SUPPLIED DATA
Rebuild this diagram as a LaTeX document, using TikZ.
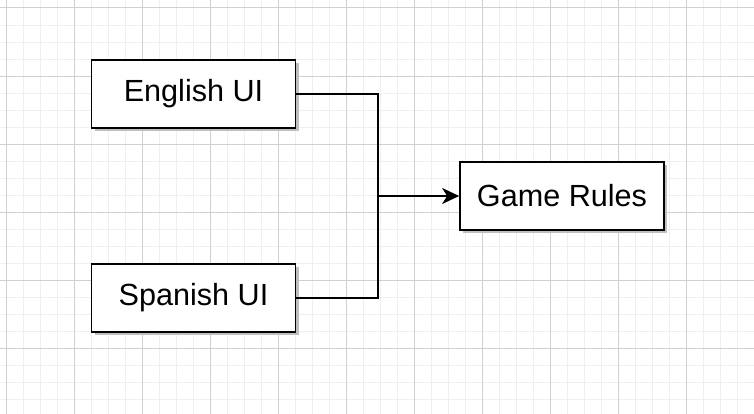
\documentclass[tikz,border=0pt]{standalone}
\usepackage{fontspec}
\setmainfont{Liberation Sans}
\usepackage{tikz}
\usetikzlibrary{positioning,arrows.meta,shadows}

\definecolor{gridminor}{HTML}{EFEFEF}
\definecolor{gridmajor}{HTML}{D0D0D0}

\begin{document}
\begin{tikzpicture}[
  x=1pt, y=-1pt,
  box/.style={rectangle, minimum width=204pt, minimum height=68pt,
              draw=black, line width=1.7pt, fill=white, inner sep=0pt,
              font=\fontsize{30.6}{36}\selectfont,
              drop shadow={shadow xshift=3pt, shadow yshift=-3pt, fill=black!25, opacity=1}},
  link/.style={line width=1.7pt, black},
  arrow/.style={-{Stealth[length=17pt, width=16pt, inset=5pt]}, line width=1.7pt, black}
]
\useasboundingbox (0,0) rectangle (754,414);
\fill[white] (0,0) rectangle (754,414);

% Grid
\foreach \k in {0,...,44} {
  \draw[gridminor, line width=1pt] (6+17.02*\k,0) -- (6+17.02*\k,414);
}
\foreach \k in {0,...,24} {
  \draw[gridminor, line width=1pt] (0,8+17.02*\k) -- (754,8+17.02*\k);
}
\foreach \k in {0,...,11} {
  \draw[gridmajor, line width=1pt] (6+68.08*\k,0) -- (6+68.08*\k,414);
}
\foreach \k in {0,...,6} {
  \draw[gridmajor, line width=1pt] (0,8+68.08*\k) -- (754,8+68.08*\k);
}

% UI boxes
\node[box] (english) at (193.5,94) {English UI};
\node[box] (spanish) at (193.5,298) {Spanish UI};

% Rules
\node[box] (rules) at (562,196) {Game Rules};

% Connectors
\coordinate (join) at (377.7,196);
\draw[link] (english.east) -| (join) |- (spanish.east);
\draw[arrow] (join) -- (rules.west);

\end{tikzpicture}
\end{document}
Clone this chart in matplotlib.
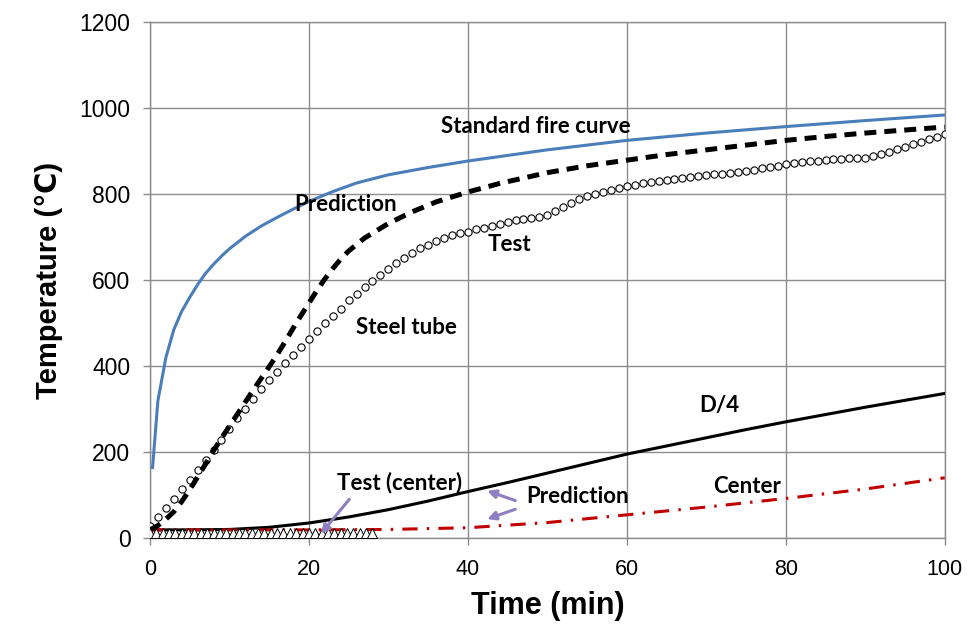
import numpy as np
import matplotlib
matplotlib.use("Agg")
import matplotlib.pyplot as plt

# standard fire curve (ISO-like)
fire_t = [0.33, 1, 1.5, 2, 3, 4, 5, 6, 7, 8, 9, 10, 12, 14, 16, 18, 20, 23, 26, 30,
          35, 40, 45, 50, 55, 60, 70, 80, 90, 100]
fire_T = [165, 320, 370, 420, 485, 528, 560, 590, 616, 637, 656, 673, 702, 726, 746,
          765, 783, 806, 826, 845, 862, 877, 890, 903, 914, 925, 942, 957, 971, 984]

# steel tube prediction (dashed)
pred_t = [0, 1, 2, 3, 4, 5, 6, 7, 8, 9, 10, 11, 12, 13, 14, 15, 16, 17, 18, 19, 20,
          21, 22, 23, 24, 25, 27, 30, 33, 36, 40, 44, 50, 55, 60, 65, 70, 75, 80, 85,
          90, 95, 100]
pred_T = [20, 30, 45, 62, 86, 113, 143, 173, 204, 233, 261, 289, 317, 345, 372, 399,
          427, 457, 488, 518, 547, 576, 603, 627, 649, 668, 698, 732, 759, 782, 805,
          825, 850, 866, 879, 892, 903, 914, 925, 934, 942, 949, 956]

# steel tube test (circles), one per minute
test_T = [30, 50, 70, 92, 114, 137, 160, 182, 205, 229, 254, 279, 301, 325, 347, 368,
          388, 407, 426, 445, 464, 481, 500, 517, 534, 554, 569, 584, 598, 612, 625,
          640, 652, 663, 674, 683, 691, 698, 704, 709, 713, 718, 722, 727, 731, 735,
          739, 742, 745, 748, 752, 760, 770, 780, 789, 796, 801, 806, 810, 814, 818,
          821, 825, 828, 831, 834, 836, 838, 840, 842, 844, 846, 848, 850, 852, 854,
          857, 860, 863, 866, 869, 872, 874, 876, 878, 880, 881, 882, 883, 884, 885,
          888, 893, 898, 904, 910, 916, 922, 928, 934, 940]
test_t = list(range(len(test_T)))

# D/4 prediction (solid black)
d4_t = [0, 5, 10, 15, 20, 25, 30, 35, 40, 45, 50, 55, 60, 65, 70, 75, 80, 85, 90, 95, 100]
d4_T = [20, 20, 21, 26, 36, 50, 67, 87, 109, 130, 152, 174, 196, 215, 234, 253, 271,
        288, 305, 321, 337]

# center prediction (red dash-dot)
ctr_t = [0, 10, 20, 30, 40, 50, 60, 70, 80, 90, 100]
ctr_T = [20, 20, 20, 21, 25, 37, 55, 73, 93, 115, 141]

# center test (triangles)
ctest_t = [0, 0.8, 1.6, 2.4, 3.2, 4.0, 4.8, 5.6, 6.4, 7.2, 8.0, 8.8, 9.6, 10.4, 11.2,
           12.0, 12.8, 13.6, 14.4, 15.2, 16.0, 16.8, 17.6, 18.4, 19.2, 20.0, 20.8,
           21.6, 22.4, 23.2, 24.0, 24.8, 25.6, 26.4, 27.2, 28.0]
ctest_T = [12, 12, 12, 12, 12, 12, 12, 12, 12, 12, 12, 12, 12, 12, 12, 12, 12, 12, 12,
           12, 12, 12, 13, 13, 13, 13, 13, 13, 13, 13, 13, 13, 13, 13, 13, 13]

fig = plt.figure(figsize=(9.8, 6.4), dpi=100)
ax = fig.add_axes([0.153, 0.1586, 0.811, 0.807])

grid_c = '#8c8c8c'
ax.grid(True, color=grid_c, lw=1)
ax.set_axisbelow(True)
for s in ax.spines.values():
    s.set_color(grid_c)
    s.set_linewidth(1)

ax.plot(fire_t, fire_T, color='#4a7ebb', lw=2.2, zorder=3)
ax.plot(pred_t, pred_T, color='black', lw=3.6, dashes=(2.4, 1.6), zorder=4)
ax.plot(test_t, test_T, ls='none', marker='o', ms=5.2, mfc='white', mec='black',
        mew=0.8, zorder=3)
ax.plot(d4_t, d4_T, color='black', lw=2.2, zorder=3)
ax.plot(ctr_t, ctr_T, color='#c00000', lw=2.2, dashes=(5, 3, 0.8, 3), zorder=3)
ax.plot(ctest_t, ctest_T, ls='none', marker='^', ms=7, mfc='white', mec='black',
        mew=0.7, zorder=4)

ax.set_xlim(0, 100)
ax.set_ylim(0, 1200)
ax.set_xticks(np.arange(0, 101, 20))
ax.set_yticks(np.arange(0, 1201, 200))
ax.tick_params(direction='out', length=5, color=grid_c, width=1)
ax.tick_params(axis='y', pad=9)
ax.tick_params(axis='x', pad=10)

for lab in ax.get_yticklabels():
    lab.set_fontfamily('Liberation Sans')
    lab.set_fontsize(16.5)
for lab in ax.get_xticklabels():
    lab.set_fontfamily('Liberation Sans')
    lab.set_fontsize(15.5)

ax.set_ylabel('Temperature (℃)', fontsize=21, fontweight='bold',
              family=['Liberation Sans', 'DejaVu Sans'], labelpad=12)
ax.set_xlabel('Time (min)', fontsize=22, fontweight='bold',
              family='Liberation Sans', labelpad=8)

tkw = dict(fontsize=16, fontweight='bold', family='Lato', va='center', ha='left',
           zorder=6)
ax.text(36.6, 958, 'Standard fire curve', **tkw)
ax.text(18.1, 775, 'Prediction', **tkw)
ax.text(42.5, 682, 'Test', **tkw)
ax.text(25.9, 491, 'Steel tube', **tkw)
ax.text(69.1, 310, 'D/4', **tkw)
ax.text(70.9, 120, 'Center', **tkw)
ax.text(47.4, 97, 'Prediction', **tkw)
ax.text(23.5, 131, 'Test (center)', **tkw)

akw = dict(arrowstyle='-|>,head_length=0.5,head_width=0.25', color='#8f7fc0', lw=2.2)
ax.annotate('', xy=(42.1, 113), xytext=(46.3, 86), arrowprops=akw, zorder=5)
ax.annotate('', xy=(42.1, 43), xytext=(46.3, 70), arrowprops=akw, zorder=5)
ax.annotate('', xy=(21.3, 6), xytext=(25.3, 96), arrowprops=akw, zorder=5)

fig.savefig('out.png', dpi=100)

SET TASK
Nothing but the lines from the one containing "Clone this chart in matplotlib." through the one containing "import matplotlib.pyplot as plt" should be echoed, each exactly as it stands; pictures are excluded.

FULL SOLUTION
Clone this chart in matplotlib.
import numpy as np
import matplotlib
matplotlib.use("Agg")
import matplotlib.pyplot as plt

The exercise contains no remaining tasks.